Thankfully, it helped the actor to have the support of her blended family. "Having a mate has given me that feeling of safety," Bonet told People, adding, "Jason [Momoa] is the love of my life. He's everything I hoped would come." While daughter Zoë Kravitz was already a young adult at the time, Bonet's first child with Momoa, Lola Iolani, was born in 2007. Their son, Nakoa-Wolf Manakauapo Namakaeha, followed in 2008.

Additional television credits were in store for Bonet throughout the next decade, including seven-episode arcs on "The Red Road" and "Ray Donovan." The actor played both Rosa Parks and Mary Ellen Pleasant on "Drunk History," too.

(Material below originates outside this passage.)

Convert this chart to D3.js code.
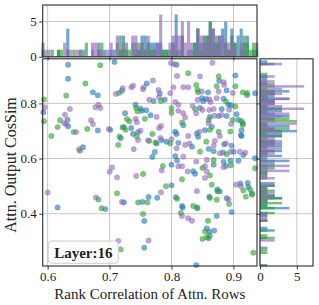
<!DOCTYPE html>
<html>
<head>
<meta charset="utf-8">
<script src="https://cdn.jsdelivr.net/npm/d3@7"></script>
<style>
  body { margin: 0; background: #fff; }
  svg { display: block; }
  text { font-family: "Liberation Serif", "DejaVu Serif", serif; fill: #222; }
</style>
</head>
<body>
<div id="chart"></div>
<script>
// [x, y] = [rank correlation, output cos sim]
var bluePts = [
  [0.633,0.940],[0.708,0.950],[0.633,0.889],[0.673,0.840],[0.681,0.829],[0.720,0.846],[0.760,0.872],
  [0.593,0.768],[0.632,0.741],[0.633,0.717],[0.681,0.702],[0.701,0.704],[0.657,0.641],[0.718,0.674],
  [0.723,0.714],[0.735,0.711],[0.725,0.764],[0.742,0.795],[0.750,0.781],[0.752,0.773],[0.759,0.775],
  [0.738,0.689],[0.746,0.696],[0.766,0.757],[0.776,0.655],[0.773,0.624],[0.769,0.606],[0.771,0.809],
  [0.781,0.836],[0.808,0.940],[0.877,0.882],[0.903,0.901],[0.859,0.840],[0.889,0.847],[0.922,0.830],
  [0.935,0.837],[0.849,0.819],[0.851,0.809],[0.856,0.816],[0.884,0.817],[0.892,0.795],[0.896,0.793],
  [0.789,0.813],[0.846,0.783],[0.881,0.779],[0.819,0.721],[0.862,0.751],[0.876,0.754],[0.889,0.754],
  [0.905,0.761],[0.908,0.740],[0.915,0.728],[0.912,0.685],[0.865,0.715],[0.854,0.703],[0.806,0.697],
  [0.808,0.689],[0.841,0.691],[0.843,0.679],[0.784,0.667],[0.792,0.661],[0.811,0.657],[0.833,0.643],
  [0.885,0.652],[0.897,0.647],[0.860,0.635],[0.868,0.627],[0.883,0.622],[0.900,0.625],[0.806,0.609],
  [0.809,0.594],[0.884,0.588],[0.895,0.592],[0.908,0.592],[0.800,0.578],[0.868,0.578],[0.888,0.573],
  [0.835,0.554],[0.838,0.545],[0.800,0.503],[0.874,0.488],[0.878,0.481],[0.923,0.512],[0.924,0.497],
  [0.807,0.460],[0.861,0.462],[0.889,0.456],[0.817,0.428],[0.897,0.406],[0.777,0.458],[0.763,0.461],
  [0.753,0.443],[0.818,0.423],[0.841,0.423],[0.857,0.347],[0.861,0.335],[0.869,0.339],[0.860,0.311],
  [0.756,0.374],[0.756,0.277],[0.840,0.214],[0.616,0.423],[0.723,0.441],[0.693,0.417],[0.913,0.703],
  [0.913,0.682],[0.916,0.613],[0.935,0.601],[0.911,0.510],[0.930,0.474],[0.873,0.392]
];
var purplePts = [
  [0.710,0.834],[0.721,0.855],[0.735,0.858],[0.738,0.864],[0.754,0.851],[0.755,0.858],[0.770,0.883],
  [0.779,0.849],[0.780,0.822],[0.595,0.786],[0.636,0.780],[0.628,0.759],[0.677,0.786],[0.682,0.795],
  [0.685,0.783],[0.627,0.728],[0.630,0.725],[0.670,0.739],[0.673,0.725],[0.699,0.707],[0.646,0.696],
  [0.651,0.634],[0.742,0.744],[0.744,0.732],[0.750,0.701],[0.746,0.667],[0.776,0.751],[0.762,0.666],
  [0.780,0.711],[0.783,0.718],[0.739,0.634],[0.782,0.675],[0.764,0.813],[0.799,0.946],[0.804,0.942],
  [0.866,0.947],[0.809,0.899],[0.846,0.898],[0.884,0.877],[0.885,0.867],[0.803,0.858],[0.819,0.859],
  [0.827,0.858],[0.849,0.843],[0.876,0.843],[0.899,0.838],[0.798,0.837],[0.806,0.805],[0.811,0.795],
  [0.842,0.812],[0.861,0.814],[0.863,0.805],[0.873,0.819],[0.834,0.791],[0.850,0.776],[0.861,0.776],
  [0.868,0.780],[0.811,0.773],[0.893,0.777],[0.819,0.764],[0.822,0.749],[0.840,0.764],[0.869,0.755],
  [0.881,0.758],[0.896,0.725],[0.860,0.728],[0.878,0.682],[0.827,0.682],[0.845,0.697],[0.800,0.670],
  [0.808,0.637],[0.829,0.655],[0.822,0.649],[0.870,0.664],[0.868,0.647],[0.888,0.655],[0.878,0.619],
  [0.895,0.625],[0.910,0.625],[0.919,0.621],[0.819,0.607],[0.840,0.589],[0.857,0.595],[0.784,0.557],
  [0.811,0.572],[0.817,0.572],[0.854,0.572],[0.884,0.569],[0.826,0.553],[0.857,0.553],[0.854,0.530],
  [0.904,0.505],[0.912,0.500],[0.783,0.478],[0.892,0.452],[0.743,0.537],[0.841,0.482],[0.817,0.392],
  [0.827,0.384],[0.833,0.375],[0.763,0.303],[0.700,0.552],[0.704,0.568],[0.712,0.532],[0.720,0.443],
  [0.678,0.459],[0.600,0.477],[0.714,0.302]
];
var greenPts = [
  [0.685,0.938],[0.661,0.872],[0.630,0.828],[0.715,0.838],[0.594,0.814],[0.594,0.735],[0.620,0.739],
  [0.616,0.714],[0.664,0.707],[0.606,0.682],[0.642,0.696],[0.652,0.628],[0.714,0.649],[0.716,0.680],
  [0.721,0.713],[0.726,0.704],[0.728,0.743],[0.732,0.735],[0.743,0.783],[0.745,0.771],[0.757,0.744],
  [0.744,0.680],[0.769,0.689],[0.764,0.664],[0.774,0.658],[0.783,0.809],[0.827,0.909],[0.876,0.898],
  [0.903,0.862],[0.840,0.867],[0.842,0.849],[0.843,0.840],[0.873,0.862],[0.915,0.840],[0.888,0.807],
  [0.903,0.789],[0.838,0.779],[0.800,0.783],[0.800,0.766],[0.817,0.731],[0.899,0.740],[0.895,0.698],
  [0.860,0.740],[0.862,0.704],[0.876,0.697],[0.798,0.655],[0.856,0.661],[0.889,0.616],[0.846,0.625],
  [0.868,0.595],[0.786,0.573],[0.850,0.566],[0.896,0.576],[0.862,0.539],[0.791,0.500],[0.865,0.505],
  [0.874,0.481],[0.916,0.484],[0.927,0.488],[0.930,0.469],[0.862,0.457],[0.893,0.435],[0.873,0.451],
  [0.920,0.462],[0.835,0.428],[0.842,0.420],[0.815,0.403],[0.754,0.544],[0.817,0.525],[0.761,0.441],
  [0.746,0.441],[0.809,0.454],[0.754,0.399],[0.859,0.375],[0.854,0.336],[0.850,0.309],[0.857,0.315],
  [0.862,0.321],[0.712,0.474],[0.682,0.452],[0.687,0.420],[0.718,0.271],[0.913,0.736],[0.915,0.722],
  [0.922,0.838],[0.935,0.565],[0.932,0.259]
];
var seriesColors = ["#1f77b4", "#2ca02c", "#9467bd"];
var xTicks = [0.6, 0.7, 0.8, 0.9];
var yTicks = [0.4, 0.6, 0.8];
var countTicks = [0, 5];
var layerLabel = "Layer:16";
var xLabel = "Rank Correlation of Attn. Rows";
var yLabel = "Attn. Output CosSim";

function init() {
    var w = 319, h = 305;
    var series = [bluePts, greenPts, purplePts];

    var svg = d3.select("#chart").append("svg")
        .attr("width", w)
        .attr("height", h);

    // main scatter area
    var x = d3.scaleLinear().domain([0.592, 0.938]).range([42.7, 257]);
    var y = d3.scaleLinear().domain([0.2108, 0.9615]).range([266, 58.8]);
    // marginal count scales
    var topY = d3.scaleLinear().domain([0, 7.34]).range([56.8, 5]);
    var rightX = d3.scaleLinear().domain([0, 7.2]).range([260, 313]);

    var gridColor = "#b8b8b8";

    // grids
    var grid = svg.append("g").attr("stroke", gridColor).attr("stroke-width", 0.8);
    xTicks.forEach(function(t) {
        grid.append("line").attr("x1", x(t)).attr("x2", x(t)).attr("y1", y.range()[0]).attr("y2", y.range()[1]);
        grid.append("line").attr("x1", x(t)).attr("x2", x(t)).attr("y1", topY.range()[0]).attr("y2", topY.range()[1]);
    });
    yTicks.forEach(function(t) {
        grid.append("line").attr("x1", x.range()[0]).attr("x2", x.range()[1]).attr("y1", y(t)).attr("y2", y(t));
        grid.append("line").attr("x1", rightX.range()[0]).attr("x2", rightX.range()[1]).attr("y1", y(t)).attr("y2", y(t));
    });
    countTicks.forEach(function(t) {
        grid.append("line").attr("x1", x.range()[0]).attr("x2", x.range()[1]).attr("y1", topY(t)).attr("y2", topY(t));
        grid.append("line").attr("x1", rightX(t)).attr("x2", rightX(t)).attr("y1", y.range()[0]).attr("y2", y.range()[1]);
    });

    // marginal histograms
    var xBin = d3.bin().domain([0.59, 0.94]).thresholds(d3.range(0.59, 0.94, 0.005));
    var yBin = d3.bin().domain([0.2, 0.97]).thresholds(d3.range(0.2, 0.97, 0.009));

    series.forEach(function(pts, i) {
        var bx = xBin(pts.map(function(d) { return d[0]; }));
        svg.append("g").selectAll("rect")
            .data(bx.filter(function(b) { return b.length > 0; }))
            .enter()
            .append("rect")
            .attr("x", function(b) { return x(b.x0); })
            .attr("width", function(b) { return x(b.x1) - x(b.x0); })
            .attr("y", function(b) { return topY(b.length); })
            .attr("height", function(b) { return topY(0) - topY(b.length); })
            .attr("fill", seriesColors[i])
            .attr("fill-opacity", 0.65);

        var by = yBin(pts.map(function(d) { return d[1]; }));
        svg.append("g").selectAll("rect")
            .data(by.filter(function(b) { return b.length > 0; }))
            .enter()
            .append("rect")
            .attr("x", rightX(0))
            .attr("width", function(b) { return rightX(b.length) - rightX(0); })
            .attr("y", function(b) { return y(b.x1); })
            .attr("height", function(b) { return y(b.x0) - y(b.x1); })
            .attr("fill", seriesColors[i])
            .attr("fill-opacity", 0.65);
    });

    // scatter
    series.forEach(function(pts, i) {
        svg.append("g").selectAll("circle")
            .data(pts)
            .enter()
            .append("circle")
            .attr("cx", function(d) { return x(d[0]); })
            .attr("cy", function(d) { return y(d[1]); })
            .attr("r", 2.7)
            .attr("fill", seriesColors[i])
            .attr("fill-opacity", 0.6)
            .attr("stroke", seriesColors[i])
            .attr("stroke-opacity", 0.35)
            .attr("stroke-width", 0.8);
    });

    // axes
    function styleAxis(g) {
        g.select(".domain").remove();
        g.selectAll(".tick line").attr("stroke", "#222").attr("stroke-width", 0.9);
        g.selectAll(".tick text").style("font-size", "13px").attr("fill", "#222");
    }
    var fmt = d3.format(".1f");

    svg.append("g").attr("transform", "translate(0," + y.range()[0] + ")")
        .call(d3.axisBottom(x).tickValues(xTicks).tickSize(3.5).tickPadding(2.5).tickFormat(fmt))
        .call(styleAxis);
    svg.append("g").attr("transform", "translate(" + x.range()[0] + ",0)")
        .call(d3.axisLeft(y).tickValues(yTicks).tickSize(3.5).tickPadding(2.5).tickFormat(fmt))
        .call(styleAxis);
    svg.append("g").attr("transform", "translate(" + x.range()[0] + ",0)")
        .call(d3.axisLeft(topY).tickValues(countTicks).tickSize(3.5).tickPadding(2.5).tickFormat(d3.format("d")))
        .call(styleAxis);
    svg.append("g").attr("transform", "translate(0," + y.range()[0] + ")")
        .call(d3.axisBottom(rightX).tickValues(countTicks).tickSize(3.5).tickPadding(2.5).tickFormat(d3.format("d")))
        .call(styleAxis);
    svg.append("g").attr("transform", "translate(" + rightX.range()[0] + ",0)")
        .call(d3.axisLeft(y).tickValues(yTicks).tickSize(3.5).tickFormat(""))
        .call(styleAxis);
    svg.append("g").attr("transform", "translate(0," + topY.range()[0] + ")")
        .call(d3.axisBottom(x).tickValues(xTicks).tickSize(3.5).tickFormat(""))
        .call(styleAxis);

    // spines
    var frames = [
        [x.range()[0], y.range()[1], x.range()[1], y.range()[0]],
        [x.range()[0], topY.range()[1], x.range()[1], topY.range()[0]],
        [rightX.range()[0], y.range()[1], rightX.range()[1], y.range()[0]]
    ];
    svg.append("g").selectAll("rect")
        .data(frames)
        .enter()
        .append("rect")
        .attr("x", function(d) { return d[0]; })
        .attr("y", function(d) { return d[1]; })
        .attr("width", function(d) { return d[2] - d[0]; })
        .attr("height", function(d) { return d[3] - d[1]; })
        .attr("fill", "none")
        .attr("stroke", "#2a2a2a")
        .attr("stroke-width", 1.1);

    // labels
    svg.append("text")
        .attr("x", (x.range()[0] + x.range()[1]) / 2)
        .attr("y", 298.5)
        .attr("text-anchor", "middle")
        .style("font-size", "15px")
        .text(xLabel);
    svg.append("text")
        .attr("transform", "translate(16," + 165 + ") rotate(-90)")
        .attr("text-anchor", "middle")
        .style("font-size", "16px")
        .text(yLabel);

    // layer box
    var box = svg.append("g");
    box.append("rect")
        .attr("x", 48.3).attr("y", 241)
        .attr("width", 70).attr("height", 22.3)
        .attr("rx", 3.5)
        .attr("fill", "#fff").attr("fill-opacity", 0.85)
        .attr("stroke", "#cccccc").attr("stroke-width", 1);
    box.append("text")
        .attr("x", 83.3).attr("y", 257.5)
        .attr("text-anchor", "middle")
        .style("font-size", "15px")
        .style("font-weight", "bold")
        .text(layerLabel);
}

window.onload = init;
</script>
</body>
</html>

This low-key star loves her California lifestyle

Though she lived in New York while filming "The Cosby Show," Lisa Bonet seems to be a Californian at her core. She told Net-a-Porter in 2018, "I know people give Southern California a bad rap, but I love it here. You can create the life you want." Living in the area also keeps Bonet close to her adult daughter. When prompted by Access to talk about Zoë Kravitz on the 2020 Golden Globes red carpet, Bonet praised her and said, "I think she's conquering life in a whole different way, and it's really inspiring, actually." 

There's a striking resemblance between the famous mother-daughter duo, who were even in a Calvin Klein campaign together in 2016 (via Fashionista). And Zoë Kravitz will occasionally post photos of the two on Instagram with cute captions like, "My pal." Aww. But don't think dad Lenny Kravitz is left out. 

Lisa Bonet's ex reflected on "Oprah's Master Class" in 2018, "Zoë's mom and I were incredibly and deeply in love. It was a magical, magical relationship and a magical time in my life. She really helped to bring out the best in me and inspired me." He added, "Zoë's mom and I now are best friends. It's interesting 'cause that's how the relationship started," before noting that he appreciates the family's new dynamic because "it makes you feel really good when you can do that, when we're all together now: Her man, her kids, Zoë, me." According to Lenny Kravitz, they're all "one big, happy family."

Lisa Bonet: a woman of mystery

You won't find Lisa Bonet giving interviews or engaging with the media too often these days. According to her husband, the Bonet-Momoa home in Topanga, California is still television-free (via Men's Health). There are, however, enough amenities to keep everyone occupied, like "custom made electric guitars," a skate ramp, and pet donkey Freya, as InStyle discovered.

Unlike Jason Momoa, Bonet has slowed down on acting in more recent years. While she was spotted at the very end of Momoa's 2020 Super Bowl commercial, her last IMDb-credited roles were in 2016 and 2017, as of this writing. Of course, it's not uncommon for the screen star to take hiatuses from showbiz, but it also turns out that it's simply not a requirement for Bonet to work, considering she boasts an impressive $14 million fortune, per Celebrity Net Worth. As for the "Aquaman" star's earnings? Momoa also has at least $14 million

Perhaps a young Lisa Bonet was on to something back in 1987: "I have every intention of finding a castle in Spain, buying a ranch in Montana and then just disappearing," she told The Washington Post. Fast forward over three decades, and the elusive Bonet can still be glimpsed on the red carpet with her rock star family. But, who knows? A castle or a ranch miles away might not be so far off.